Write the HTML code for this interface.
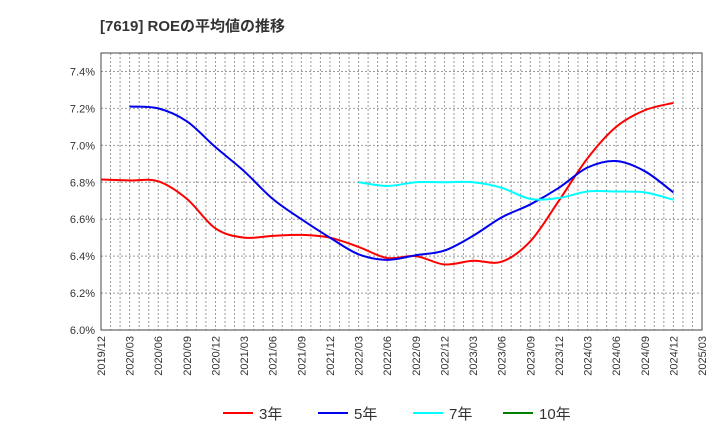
<!DOCTYPE html>
<html><head><meta charset="utf-8"><style>
body{margin:0;background:#fff;font-family:"Liberation Sans","Noto Sans CJK JP",sans-serif;}
</style></head><body>
<svg id="c" width="720" height="440" xmlns="http://www.w3.org/2000/svg">
<text x="100" y="31" font-size="15" font-weight="bold" fill="#333" font-family="Liberation Sans, Noto Sans CJK JP, sans-serif">[7619]  ROEの平均値の推移</text>
<g id="grid"></g><g id="axes"></g><g id="series"></g><g id="legend"></g>
</svg>
<script>
const xLabels=["2019/12","2020/03","2020/06","2020/09","2020/12","2021/03","2021/06","2021/09","2021/12","2022/03","2022/06","2022/09","2022/12","2023/03","2023/06","2023/09","2023/12","2024/03","2024/06","2024/09","2024/12","2025/03"];
const yTicks=[6.0,6.2,6.4,6.6,6.8,7.0,7.2,7.4];
const roe3=[6.815,6.81,6.805,6.71,6.55,6.50,6.51,6.515,6.50,6.45,6.39,6.40,6.355,6.375,6.37,6.48,6.70,6.93,7.10,7.19,7.23];
const roe5=[null,7.21,7.20,7.13,6.99,6.86,6.71,6.60,6.50,6.41,6.38,6.405,6.43,6.51,6.61,6.68,6.77,6.88,6.915,6.86,6.745];
const roe7=[null,null,null,null,null,null,null,null,null,6.80,6.78,6.80,6.80,6.80,6.77,6.71,6.715,6.75,6.75,6.745,6.705];
const L=101,R=702,T=53,B=330;
const yMin=6.0,yMax=7.5;
const xs=i=>L+i*(R-L)/21;
const ys=v=>B-(v-yMin)/(yMax-yMin)*(B-T);
const NS="http://www.w3.org/2000/svg";
function mk(tag,attrs,parent){const e=document.createElementNS(NS,tag);for(const k in attrs)e.setAttribute(k,attrs[k]);parent.appendChild(e);return e;}
const grid=document.getElementById('grid'),axes=document.getElementById('axes'),ser=document.getElementById('series'),leg=document.getElementById('legend');
for(let m=1;m<63;m++){const x=L+m*(R-L)/63;const l=mk('line',{x1:x,x2:x,y1:T,y2:B,stroke:'#999','stroke-dasharray':'2,2','stroke-width':1},grid);

}
yTicks.forEach(v=>{const y=ys(v);const l=mk('line',{x1:L,x2:R,y1:y,y2:y,stroke:'#999','stroke-dasharray':'2,2','stroke-width':1},grid);


const t=mk('text',{x:L-6,y:y+4,'text-anchor':'end','font-size':11,fill:'#333'},axes);t.textContent=v.toFixed(1)+'%';

});
const fr=mk('rect',{x:L,y:T,width:R-L,height:B-T,fill:'none',stroke:'#444','stroke-width':1},axes);


xLabels.forEach((s,i)=>{const x=xs(i);const t=mk('text',{x:x+4,y:B+6,'text-anchor':'end','font-size':11,fill:'#333',transform:`rotate(-90 ${x+4} ${B+6})`},axes);t.textContent=s;

});
function path(arr){const p=[];arr.forEach((v,i)=>{if(v!=null)p.push([xs(i),ys(v)]);});
let d=`M${p[0][0]},${p[0][1]}`;for(let i=0;i<p.length-1;i++){const p0=p[i-1]||p[i],p1=p[i],p2=p[i+1],p3=p[i+2]||p2;
d+=` C${p1[0]+(p2[0]-p0[0])/6},${p1[1]+(p2[1]-p0[1])/6} ${p2[0]-(p3[0]-p1[0])/6},${p2[1]-(p3[1]-p1[1])/6} ${p2[0]},${p2[1]}`;}return d;}
[[roe3,'#ff0000','roe-3y-line'],[roe5,'#0000ee','roe-5y-line'],[roe7,'#00ffff','roe-7y-line']].forEach(([a,c,n])=>{const e=mk('path',{d:path(a),fill:'none',stroke:c,'stroke-width':2},ser);

});
[['3年','#ff0000',223],['5年','#0000ee',318],['7年','#00ffff',413],['10年','#008000',503]].forEach(([s,c,x])=>{
const g=mk('g',{},leg);


mk('line',{x1:x,x2:x+30,y1:413,y2:413,stroke:c,'stroke-width':2},g);
const t=mk('text',{x:x+36,y:419,'font-size':15,fill:'#333'},g);t.textContent=s;});
</script>
</body></html>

Stated task>
In your copy of the listing above, reproduce each line exactly and omit all pictures.

Solution below>
Write the HTML code for this interface.
<!DOCTYPE html>
<html><head><meta charset="utf-8"><style>
body{margin:0;background:#fff;font-family:"Liberation Sans","Noto Sans CJK JP",sans-serif;}
</style></head><body>
<svg id="c" width="720" height="440" xmlns="http://www.w3.org/2000/svg">
<text x="100" y="31" font-size="15" font-weight="bold" fill="#333" font-family="Liberation Sans, Noto Sans CJK JP, sans-serif">[7619]  ROEの平均値の推移</text>
<g id="grid"></g><g id="axes"></g><g id="series"></g><g id="legend"></g>
</svg>
<script>
const xLabels=["2019/12","2020/03","2020/06","2020/09","2020/12","2021/03","2021/06","2021/09","2021/12","2022/03","2022/06","2022/09","2022/12","2023/03","2023/06","2023/09","2023/12","2024/03","2024/06","2024/09","2024/12","2025/03"];
const yTicks=[6.0,6.2,6.4,6.6,6.8,7.0,7.2,7.4];
const roe3=[6.815,6.81,6.805,6.71,6.55,6.50,6.51,6.515,6.50,6.45,6.39,6.40,6.355,6.375,6.37,6.48,6.70,6.93,7.10,7.19,7.23];
const roe5=[null,7.21,7.20,7.13,6.99,6.86,6.71,6.60,6.50,6.41,6.38,6.405,6.43,6.51,6.61,6.68,6.77,6.88,6.915,6.86,6.745];
const roe7=[null,null,null,null,null,null,null,null,null,6.80,6.78,6.80,6.80,6.80,6.77,6.71,6.715,6.75,6.75,6.745,6.705];
const L=101,R=702,T=53,B=330;
const yMin=6.0,yMax=7.5;
const xs=i=>L+i*(R-L)/21;
const ys=v=>B-(v-yMin)/(yMax-yMin)*(B-T);
const NS="http://www.w3.org/2000/svg";
function mk(tag,attrs,parent){const e=document.createElementNS(NS,tag);for(const k in attrs)e.setAttribute(k,attrs[k]);parent.appendChild(e);return e;}
const grid=document.getElementById('grid'),axes=document.getElementById('axes'),ser=document.getElementById('series'),leg=document.getElementById('legend');
for(let m=1;m<63;m++){const x=L+m*(R-L)/63;const l=mk('line',{x1:x,x2:x,y1:T,y2:B,stroke:'#999','stroke-dasharray':'2,2','stroke-width':1},grid);

}
yTicks.forEach(v=>{const y=ys(v);const l=mk('line',{x1:L,x2:R,y1:y,y2:y,stroke:'#999','stroke-dasharray':'2,2','stroke-width':1},grid);


const t=mk('text',{x:L-6,y:y+4,'text-anchor':'end','font-size':11,fill:'#333'},axes);t.textContent=v.toFixed(1)+'%';

});
const fr=mk('rect',{x:L,y:T,width:R-L,height:B-T,fill:'none',stroke:'#444','stroke-width':1},axes);


xLabels.forEach((s,i)=>{const x=xs(i);const t=mk('text',{x:x+4,y:B+6,'text-anchor':'end','font-size':11,fill:'#333',transform:`rotate(-90 ${x+4} ${B+6})`},axes);t.textContent=s;

});
function path(arr){const p=[];arr.forEach((v,i)=>{if(v!=null)p.push([xs(i),ys(v)]);});
let d=`M${p[0][0]},${p[0][1]}`;for(let i=0;i<p.length-1;i++){const p0=p[i-1]||p[i],p1=p[i],p2=p[i+1],p3=p[i+2]||p2;
d+=` C${p1[0]+(p2[0]-p0[0])/6},${p1[1]+(p2[1]-p0[1])/6} ${p2[0]-(p3[0]-p1[0])/6},${p2[1]-(p3[1]-p1[1])/6} ${p2[0]},${p2[1]}`;}return d;}
[[roe3,'#ff0000','roe-3y-line'],[roe5,'#0000ee','roe-5y-line'],[roe7,'#00ffff','roe-7y-line']].forEach(([a,c,n])=>{const e=mk('path',{d:path(a),fill:'none',stroke:c,'stroke-width':2},ser);

});
[['3年','#ff0000',223],['5年','#0000ee',318],['7年','#00ffff',413],['10年','#008000',503]].forEach(([s,c,x])=>{
const g=mk('g',{},leg);


mk('line',{x1:x,x2:x+30,y1:413,y2:413,stroke:c,'stroke-width':2},g);
const t=mk('text',{x:x+36,y:419,'font-size':15,fill:'#333'},g);t.textContent=s;});
</script>
</body></html>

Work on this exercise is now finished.